• Disorientation: Bernard Rudofsky in the Empire of Signs
    Felicity D. Scott
    Sternberg Press, 2016
    Felicity D. Scott

Bernard Rudofsky, drawing of "outdoor room," 1938, Italy. Reproduction with permission of Berta Rudofsky 2003.

Disorientation: Bernard Rudofsky in the Empire of Signs, investigates architect Bernard Rudofsky's (1905–1988) rarely studied period in Japan in the mid- to late-1950s, identifying the manner in which his landmark exhibition of 1964, Architecture without Architects, was informed by the legacy of this encounter, one he cast as offering him a "rear-view mirror of the American Way of Life." Situating Rudofsky's work as more broadly marked by his encounters with modernity—from the violent wars of the first-half of the twentieth century and the subsequent Cold War period to the rise of information technology and the exacerbated deracination driving the period's growing territorial insecurity, the book focuses on the architect's peculiar formulations of disorientation and "non-communication." Through extensive archival and historical research, the book traces Rudofsky's "insights" into the impact of globalizing forces upon modern architecture. In contradistinction to readings of Rudofsky as seeking a mode of authenticity or a more "humane" architecture, it demonstrates that his work harbored a far more complex and provocative, and less nostalgic response to this historical condition and architecture's role within it.

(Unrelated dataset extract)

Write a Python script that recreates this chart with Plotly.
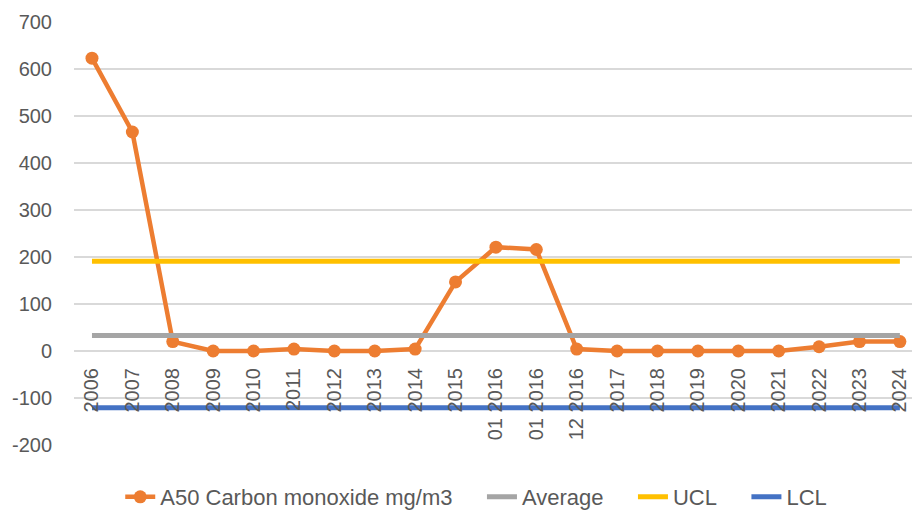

Felicity D. Scott is associate professor, director of the PhD Program in Architecture, and codirector of the Program in Critical, Curatorial, and Conceptual Practices in Architecture (CCCP) at the Graduate School of Architecture, Planning and Preservation, Columbia University. She is also a founding coeditor of Grey Room, a quarterly journal of architecture, art, media, and politics published by MIT Press since Fall 2000. Her work as an architectural historian and theorist focuses on articulating genealogies of political and theoretical engagement with questions of technological transformation within modern and contemporary architecture, as well as within the discourses and institutions that have shaped and defined the discipline. In addition to Disorientation: Bernard Rudofsky in the Empire of Signs, she is the author of: Architecture or Techno-Utopia: Politics After Modernism (MIT Press, 2007); Living Archive 7: Ant Farm (Actar Editorial, 2008); and Outlaw Territories: Environments of Insecurity/Architectures of Counterinsurgency. She has also published widely in magazines, journals, edited volumes, and exhibition catalogues.